When it comes to our life areas, we shouldn’t think of them as being separate. Instead, we should acknowledge that each life area has a different focal point. It’s concerned with certain human needs that we can identify as being of a Spiritual/Intellectual/Psychological/Social/Professional/Recreational/Physical nature.

How would you classify prayer, meditation, and religion?

How would you classify nutrion and exercise?

I suspect you can think of obvious life areas to which these topics belong. This isn’t to say that no other life area will play a role, but that some topics can be identified strongly with one of the 7 life areas.

Why Life Areas Matter

But what’s the benefit to maintaining this separation? Shouldn’t we lump all human needs under the single category of “Human Needs”?
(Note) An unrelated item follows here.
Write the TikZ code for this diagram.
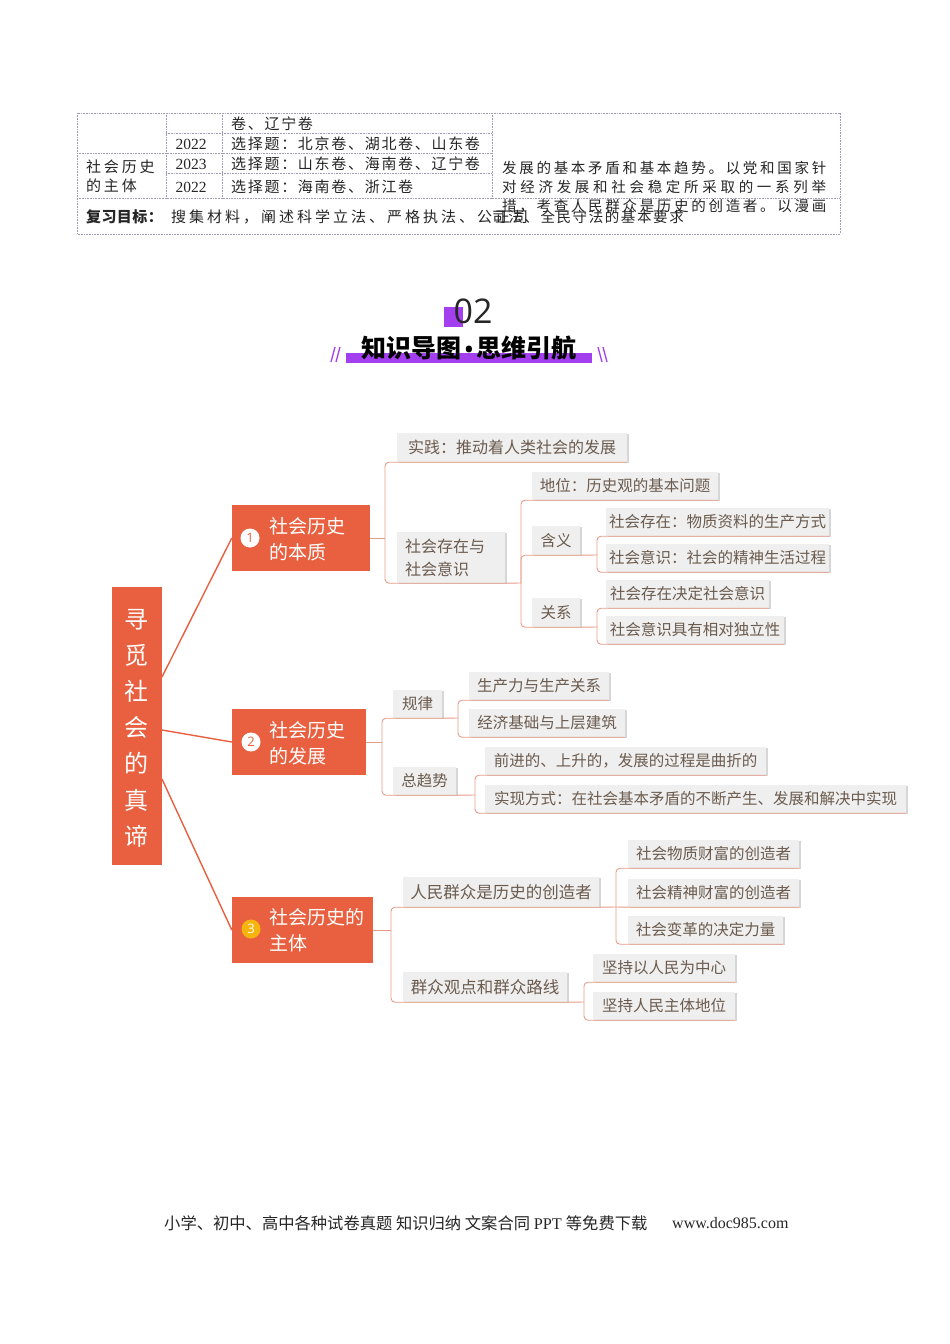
\documentclass[tikz,border=0pt]{standalone}
\usepackage{fontspec}
\setmainfont{Liberation Serif}
\newfontfamily\cjk{Noto Sans CJK SC}
\newfontfamily\numfont{Open Sans}
\usetikzlibrary{shadows}
\definecolor{orng}{HTML}{E8603F}
\definecolor{salmon}{HTML}{E79C87}
\definecolor{gfill}{HTML}{EFEFEF}
\definecolor{gshadow}{HTML}{D6D6D6}
\definecolor{gtext}{HTML}{6B5B4E}
\definecolor{tblc}{HTML}{A39BB5}
\definecolor{purp}{HTML}{A43FF0}
\definecolor{yel}{HTML}{F6B40E}
\newcommand\fsz[1]{\fontsize{#1}{#1}\selectfont}
\ExplSyntaxOn
\NewDocumentCommand\lsp{mm}{\tl_map_inline:nn{#2}{##1\hspace{#1}}}
\ExplSyntaxOff
\tikzset{
  gbox/.style={fill=gfill, inner sep=0pt, text=gtext, font=\cjk\fsz{15.5},
    drop shadow={shadow xshift=1.5pt, shadow yshift=-1pt, fill=gshadow, opacity=1}},
  sub/.style={draw=salmon, line width=0.9pt, rounded corners=4pt},
  mainln/.style={draw=orng, line width=1.4pt},
  bbox/.style={fill=orng, inner sep=0pt},
  btext/.style={text=white, font=\cjk\fontsize{19}{26}\selectfont, align=left, anchor=west, inner sep=0pt},
  numc/.style={circle, inner sep=0pt, minimum size=19, font=\numfont\fsz{13}},
  tline/.style={draw=tblc, line width=0.6pt, dash pattern=on 0.8pt off 0.8pt},
  ttext/.style={anchor=west, inner sep=0pt, text=black!85, font=\cjk\fsz{15}},
}
\begin{document}
\begin{tikzpicture}[x=1pt,y=-1pt]
\fill[white] (0,0) rectangle (950,1344);
\useasboundingbox (0,0) rectangle (950,1344);

% ---------- table ----------
\draw[tline] (77,113) rectangle (840,234);
\draw[tline] (166,133) -- (492,133);
\draw[tline] (77,153) -- (492,153);
\draw[tline] (166,173) -- (492,173);
\draw[tline] (77,198) -- (840,198);
\draw[tline] (166,113) -- (166,198);
\draw[tline] (222,113) -- (222,198);
\draw[tline] (492,113) -- (492,198);

\node[ttext] (r0) at (231,124) {\lsp{1.7pt}{卷、辽宁卷}};
\node[ttext] (r1) at (231,144) {\lsp{1.7pt}{选择题：北京卷、湖北卷、山东卷}};
\node[ttext] (r2) at (231,164) {\lsp{1.7pt}{选择题：山东卷、海南卷、辽宁卷}};
\node[ttext] (r3) at (231,187) {\lsp{1.7pt}{选择题：海南卷、浙江卷}};
\node[font=\fsz{15.5}, text=black!85, inner sep=0pt] (y1) at (191,144) {2022};
\node[font=\fsz{15.5}, text=black!85, inner sep=0pt] (y2) at (191,164) {2023};
\node[font=\fsz{15.5}, text=black!85, inner sep=0pt] (y3) at (191,187) {2022};
\node[ttext] (k1) at (86,167) {\lsp{2.8pt}{社会历史}};
\node[ttext] (k2) at (86,186) {\lsp{2.8pt}{的主体}};
\node[ttext, font=\cjk\fsz{14.5}] (d1) at (502,168) {\lsp{2.7pt}{发展的基本矛盾和基本趋势。以党和国家针}};
\node[ttext, font=\cjk\fsz{14.5}] (d2) at (502,187) {\lsp{3.7pt}{对经济发展和社会稳定所采取的一系列举}};
\node[ttext, font=\cjk\fsz{14.5}] (d3) at (502,206) {\lsp{2.7pt}{措，考查人民群众是历史的创造者。以漫画}};
\node[ttext, font=\cjk\bfseries\fsz{15}] (g0) at (86,217) {\lsp{0.4pt}{复习目标：}};
\node[ttext] (g1) at (171,217) {\lsp{3pt}{搜集材料，阐述科学立法、严格执法、公正司}};
\node[ttext, font=\cjk\fsz{14.5}] (g2) at (492,217) {\lsp{1.6pt}{司法、全民守法的基本要求}};

% ---------- heading ----------
\fill[purp] (444,307) rectangle (463,327);
\node[font=\numfont\fsz{34}, text=black!85, inner sep=0pt] (h02) at (473,311) {02};
\fill[purp] (346,353) rectangle (592,363);
\node[font=\cjk\bfseries\fsz{25}, text=black, inner sep=0pt] (htitle) at (469,348) {知识导图{\numfont\bfseries\fsz{22}\,\textbullet\,}思维引航};
\draw[purp, line width=1.3pt] (331,362) -- (335,347) (336,362) -- (340,347);
\draw[purp, line width=1.3pt] (598,347) -- (602,362) (603,347) -- (607,362);

% ---------- mind map main boxes ----------
\node[bbox, minimum width=50, minimum height=278] (root) at (137,726) {};
\node[text=white, font=\cjk\fontsize{24}{36.2}\selectfont, align=center, inner sep=0pt] (roott) at (136,728) {寻\\觅\\社\\会\\的\\真\\谛};

\node[bbox, minimum width=138, minimum height=66] (n1) at (301,538) {};
\node[bbox, minimum width=134, minimum height=66] (n2) at (299,742) {};
\node[bbox, minimum width=141, minimum height=66] (n3) at (302.5,930) {};
\node[numc, fill=white, text=orng] (c1n) at (250,538) {1};
\node[numc, fill=white, text=orng] (c2n) at (251,742) {2};
\node[numc, fill=yel, text=white] (c3n) at (251,929) {3};
\node[btext] (n1t) at (269,539) {社会历史\\的本质};
\node[btext] (n2t) at (269,743) {社会历史\\的发展};
\node[btext] (n3t) at (269,930) {社会历史的\\主体};

\coordinate (r1) at (162,677);
\coordinate (r2) at (162,730);
\coordinate (r3) at (162,779);
\draw[mainln] (r1) -- (n1.west);
\draw[mainln] (r2) -- (n2.west);
\draw[mainln] (r3) -- (n3.west);

% ---------- branch 1 ----------
\node[gbox, minimum width=230, minimum height=29, font=\cjk\fsz{16}] (a1) at (512,447.5) {实践：推动着人类社会的发展};
\node[gbox, minimum width=108, minimum height=51, text width=92, align=left, font=\cjk\fontsize{16}{23}\selectfont] (a2) at (451,557.5) {社会存在与\\社会意识};
\node[gbox, minimum width=186, minimum height=28] (a3) at (625,486) {地位：历史观的基本问题};
\node[gbox, minimum width=48, minimum height=29] (a4) at (556,540.5) {含义};
\node[gbox, minimum width=48, minimum height=29] (a5) at (556,612.5) {关系};
\node[gbox, minimum width=223, minimum height=28] (a6) at (717.5,522) {社会存在：物质资料的生产方式};
\node[gbox, minimum width=223, minimum height=28] (a7) at (717.5,558) {社会意识：社会的精神生活过程};
\node[gbox, minimum width=163, minimum height=28] (a8) at (687.5,594) {社会存在决定社会意识};
\node[gbox, minimum width=178, minimum height=28] (a9) at (695,630) {社会意识具有相对独立性};

\coordinate (t1) at (385,538);
\coordinate (t2) at (521,583);
\coordinate (t3) at (597,555);
\coordinate (t4) at (597,627);
\draw[sub] (n1.east) -- (t1);
\draw[sub] (t1) |- (a1.south west) -- (a1.south east);
\draw[sub] (t1) |- (a2.south west) -- (a2.south east);
\draw[sub] (a2.south east) -- (t2);
\draw[sub] (t2) |- (a3.south west) -- (a3.south east);
\draw[sub] (t2) |- (a4.south west) -- (a4.south east);
\draw[sub] (t2) |- (a5.south west) -- (a5.south east);
\draw[sub] (a4.south east) -- (t3);
\draw[sub] (t3) |- (a6.south west) -- (a6.south east);
\draw[sub] (t3) |- (a7.south west) -- (a7.south east);
\draw[sub] (a5.south east) -- (t4);
\draw[sub] (t4) |- (a8.south west) -- (a8.south east);
\draw[sub] (t4) |- (a9.south west) -- (a9.south east);

% ---------- branch 2 ----------
\node[gbox, minimum width=49, minimum height=28] (b1) at (417.5,704) {规律};
\node[gbox, minimum width=63, minimum height=28] (b2) at (424.5,781) {总趋势};
\node[gbox, minimum width=140, minimum height=28] (b3) at (539,686) {生产力与生产关系};
\node[gbox, minimum width=156, minimum height=28] (b4) at (547,723) {经济基础与上层建筑};
\node[gbox, minimum width=281, minimum height=28] (b5) at (625.5,761) {前进的、上升的，发展的过程是曲折的};
\node[gbox, minimum width=421, minimum height=28] (b6) at (695.5,799) {实现方式：在社会基本矛盾的不断产生、发展和解决中实现};

\coordinate (t5) at (382,742);
\coordinate (t6) at (458,718);
\coordinate (t7) at (475,795);
\draw[sub] (n2.east) -- (t5);
\draw[sub] (t5) |- (b1.south west) -- (b1.south east);
\draw[sub] (t5) |- (b2.south west) -- (b2.south east);
\draw[sub] (b1.south east) -- (t6);
\draw[sub] (t6) |- (b3.south west) -- (b3.south east);
\draw[sub] (t6) |- (b4.south west) -- (b4.south east);
\draw[sub] (b2.south east) -- (t7);
\draw[sub] (t7) |- (b5.south west) -- (b5.south east);
\draw[sub] (t7) |- (b6.south west) -- (b6.south east);

% ---------- branch 3 ----------
\node[gbox, minimum width=196, minimum height=30, font=\cjk\fsz{16.5}] (cc1) at (501,892) {人民群众是历史的创造者};
\node[gbox, minimum width=164, minimum height=30, font=\cjk\fsz{16.5}] (cc2) at (485,987) {群众观点和群众路线};
\node[gbox, minimum width=171, minimum height=28] (cc3) at (713.5,854) {社会物质财富的创造者};
\node[gbox, minimum width=171, minimum height=28] (cc4) at (713.5,893) {社会精神财富的创造者};
\node[gbox, minimum width=155, minimum height=28] (cc5) at (705.5,930) {社会变革的决定力量};
\node[gbox, minimum width=142, minimum height=28] (cc6) at (664,968) {坚持以人民为中心};
\node[gbox, minimum width=142, minimum height=28] (cc7) at (664,1006) {坚持人民主体地位};

\coordinate (t8) at (391,930);
\coordinate (t9) at (616,907);
\coordinate (t10) at (584,1002);
\draw[sub] (n3.east) -- (t8);
\draw[sub] (t8) |- (cc1.south west) -- (cc1.south east);
\draw[sub] (t8) |- (cc2.south west) -- (cc2.south east);
\draw[sub] (cc1.south east) -- (t9);
\draw[sub] (t9) |- (cc3.south west) -- (cc3.south east);
\draw[sub] (t9) -- (cc4.south west) -- (cc4.south east);
\draw[sub] (t9) |- (cc5.south west) -- (cc5.south east);
\draw[sub] (cc2.south east) -- (t10);
\draw[sub] (t10) |- (cc6.south west) -- (cc6.south east);
\draw[sub] (t10) |- (cc7.south west) -- (cc7.south east);

% ---------- footer ----------
\node[anchor=west, inner sep=0pt, font=\fsz{16.3}, text=black!85] (foot1) at (164,1223) {{\cjk 小学、初中、高中各种试卷真题\ 知识归纳\ 文案合同\ }PPT\ {\cjk 等免费下载}};
\node[anchor=west, inner sep=0pt, font=\fsz{16}, text=black!85] (foot2) at (672,1223) {www.doc985.com};
\end{tikzpicture}
\end{document}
While we have many needs to fulfill, our lifestyle may not encourage us to care for all our needs. When we focus on our work and neglect our relationships, or our health, it means that we’re not approaching life in a healthy way.

The seven life areas help to identify the different types of needs we should be aware of for healthy, happy living, and develop the awareness to continuously care for all these needs.

Precisely because the life areas can’t be separated. And they all play an important role in our lives.

Life balance is an important topic because we don’t tend to approach life in a healthy and holistic way, and need to be reminded of the life areas we must care for.